本番さながらに守備練習に取り組む上尾の選手たち=上尾高グラウンド

 

「俺たちは上尾だぞ。どこにも負けちゃいけないんだよ」
 6月22日、上尾のグラウンドに高野監督の気持ちのこもった声が響く。選手たちには、練習の最初から最後まで全力でやり遂げる姿勢があった。勝利のため、常に本気で戦っている。
 7度の甲子園出場を誇る上尾は、埼玉高校野球の一時代を築いてきた伝統校の一つだ。故・野本喜一郎氏が率いた1980年春には、当時史上初の県内4季連続優勝を達成した。その大記録の更新が懸かる浦和学院に、今チームは2度苦杯を喫した。

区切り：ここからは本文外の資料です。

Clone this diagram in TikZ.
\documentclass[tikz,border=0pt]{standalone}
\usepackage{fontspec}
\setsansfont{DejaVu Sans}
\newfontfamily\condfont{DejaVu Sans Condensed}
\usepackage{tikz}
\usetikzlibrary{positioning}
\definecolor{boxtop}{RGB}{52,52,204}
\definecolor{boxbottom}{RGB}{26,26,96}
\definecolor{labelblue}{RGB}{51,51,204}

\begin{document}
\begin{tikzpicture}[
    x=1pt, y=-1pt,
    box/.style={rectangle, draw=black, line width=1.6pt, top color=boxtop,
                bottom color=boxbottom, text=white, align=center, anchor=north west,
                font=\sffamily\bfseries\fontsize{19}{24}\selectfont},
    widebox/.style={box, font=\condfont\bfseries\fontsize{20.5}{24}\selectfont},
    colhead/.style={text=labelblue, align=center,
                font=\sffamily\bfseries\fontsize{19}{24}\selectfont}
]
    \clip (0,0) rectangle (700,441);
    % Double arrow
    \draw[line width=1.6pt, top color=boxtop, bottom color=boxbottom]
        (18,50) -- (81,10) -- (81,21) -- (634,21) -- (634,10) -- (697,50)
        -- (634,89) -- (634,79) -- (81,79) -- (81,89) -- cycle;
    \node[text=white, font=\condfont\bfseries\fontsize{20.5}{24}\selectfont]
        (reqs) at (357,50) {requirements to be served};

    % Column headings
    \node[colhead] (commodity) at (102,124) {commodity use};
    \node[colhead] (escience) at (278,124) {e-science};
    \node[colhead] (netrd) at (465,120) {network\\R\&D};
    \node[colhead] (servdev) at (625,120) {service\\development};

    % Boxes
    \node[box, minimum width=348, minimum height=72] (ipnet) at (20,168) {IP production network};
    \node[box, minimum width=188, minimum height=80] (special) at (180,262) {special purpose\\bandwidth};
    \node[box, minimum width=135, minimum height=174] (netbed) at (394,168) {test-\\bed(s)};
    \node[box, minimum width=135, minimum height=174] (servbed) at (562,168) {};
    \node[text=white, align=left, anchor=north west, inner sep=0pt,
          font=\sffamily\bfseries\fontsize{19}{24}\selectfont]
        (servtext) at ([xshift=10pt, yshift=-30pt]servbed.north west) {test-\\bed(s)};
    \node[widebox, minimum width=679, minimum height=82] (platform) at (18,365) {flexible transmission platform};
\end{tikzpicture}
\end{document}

 1度目は、2―3で敗れた昨秋の県大会準決勝。一回に3失点するが、二回以降は2番手の川口が2安打無失点に抑えて、あと一歩まで追い詰めた。だが、2度目の対戦となった今春の県大会準決勝では、0―6の完封負け。技術面だけではなく、主将の金丸は「選抜4強の浦和学院という名前と気持ちで負けてしまった」と語った。
 ただ、この強豪を破らないと甲子園の道はない。高野監督は「結束力がないと浦学にはかなわない。そういう意味で、試合に出ようが出まいが全員でベストを尽くさないといけない」。今春の屈辱を糧に上尾の選手たちは、どの練習をとっても声が切れることなく真剣だ。3年生のみならず、先輩の練習を見て学ぶ1、2年生も含めた全員
が甲子園出場を目標に足並みをそろえている。
 浦和学院と対戦するには、決勝まで勝ち進む必要がある。3度目の正直を実現するため、金丸は「夏は何が起こるか分からない。一つ一つ勝つだけ」と目の前を大事にする。そして、指揮官は「彼らが1年生の時、甲子園を目指したくても目指せなかった先輩の姿を見てきた。私自身も目指せることを大切に思って、どこのチームよりまとまって戦いたい」と話す言葉には熱が込められていた。